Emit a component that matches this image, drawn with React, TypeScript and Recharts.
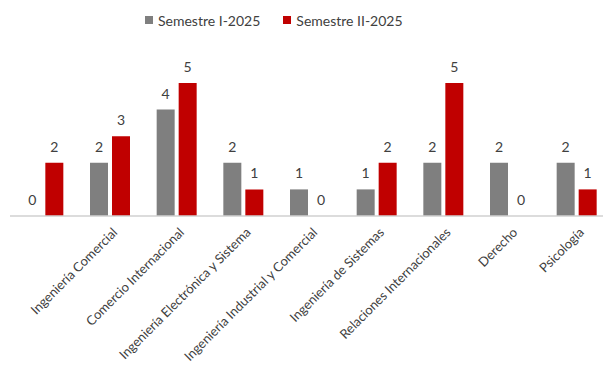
import React from 'react';
import { BarChart, Bar, XAxis, YAxis, Legend, LabelList } from 'recharts';

const CATEGORIES = [
  '',
  'Ingeniería Comercial',
  'Comercio Internacional',
  'Ingeniería Electrónica y Sistema',
  'Ingeniería Industrial y Comercial',
  'Ingeniería de Sistemas',
  'Relaciones Internacionales',
  'Derecho',
  'Psicología',
];
const SEM_1 = [0, 2, 4, 2, 1, 1, 2, 2, 2];
const SEM_2 = [2, 3, 5, 1, 0, 2, 5, 0, 1];

const SERIES = [
  { key: 'sem1', name: 'Semestre I-2025', color: '#7F7F7F' },
  { key: 'sem2', name: 'Semestre II-2025', color: '#C00000' },
];

const FONT = 'Lato, "Open Sans", sans-serif';

const data = CATEGORIES.map((c, i) => ({ name: c, sem1: SEM_1[i], sem2: SEM_2[i] }));

const RotatedTick = ({ x, y, payload }: any) => (
  <g transform={`translate(${x + 5},${y + 6})`}>
    <text transform="rotate(-45)" textAnchor="end" dy="0.35em" fontSize={13} fill="#404040" fontFamily={FONT}>
      {payload.value}
    </text>
  </g>
);

const TopLegend = () => (
  <div style={{ display: 'flex', paddingLeft: 145, gap: 23, height: 24, alignItems: 'center', fontFamily: FONT, fontSize: 14, color: '#404040' }}>
    {SERIES.map((s) => (
      <div key={s.key} style={{ display: 'flex', alignItems: 'center', gap: 5 }}>
        <span style={{ width: 8, height: 8, background: s.color, display: 'inline-block' }} />
        {s.name}
      </div>
    ))}
  </div>
);

export default function App() {
  return (
    <div style={{ position: 'fixed', left: 0, top: 0, width: 603, height: 370, overflow: 'hidden', background: '#fff' }}>
      <BarChart
        width={620}
        height={370}
        data={data}
        margin={{ top: 59, right: 10, bottom: 0, left: 10 }}
        barCategoryGap="20%"
        barGap={4}
      >
        <Legend verticalAlign="top" content={<TopLegend />} wrapperStyle={{ top: 8, left: 0, width: 603 }} />
        <XAxis
          dataKey="name"
          interval={0}
          height={154}
          tickLine={false}
          axisLine={{ stroke: '#D0D0D0', strokeWidth: 1.5 }}
          tick={<RotatedTick />}
        />
        <YAxis hide domain={[0, 5]} />
        {SERIES.map((s) => (
          <Bar key={s.key} dataKey={s.key} name={s.name} fill={s.color} minPointSize={0.01} isAnimationActive={false}>
            <LabelList dataKey={s.key} position="top" offset={11} fill="#404040" fontSize={14} fontFamily={FONT} />
          </Bar>
        ))}
      </BarChart>
    </div>
  );
}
***
## WHAT YOU HAVE TO DO:
Without any pictures, reproduce the lines from the first one in the material through the line that has "const data = CATEGORIES.map((c, i)", exactly as they appear.

## THE REPLY:
Emit a component that matches this image, drawn with React, TypeScript and Recharts.
import React from 'react';
import { BarChart, Bar, XAxis, YAxis, Legend, LabelList } from 'recharts';

const CATEGORIES = [
  '',
  'Ingeniería Comercial',
  'Comercio Internacional',
  'Ingeniería Electrónica y Sistema',
  'Ingeniería Industrial y Comercial',
  'Ingeniería de Sistemas',
  'Relaciones Internacionales',
  'Derecho',
  'Psicología',
];
const SEM_1 = [0, 2, 4, 2, 1, 1, 2, 2, 2];
const SEM_2 = [2, 3, 5, 1, 0, 2, 5, 0, 1];

const SERIES = [
  { key: 'sem1', name: 'Semestre I-2025', color: '#7F7F7F' },
  { key: 'sem2', name: 'Semestre II-2025', color: '#C00000' },
];

const FONT = 'Lato, "Open Sans", sans-serif';

const data = CATEGORIES.map((c, i) => ({ name: c, sem1: SEM_1[i], sem2: SEM_2[i] }));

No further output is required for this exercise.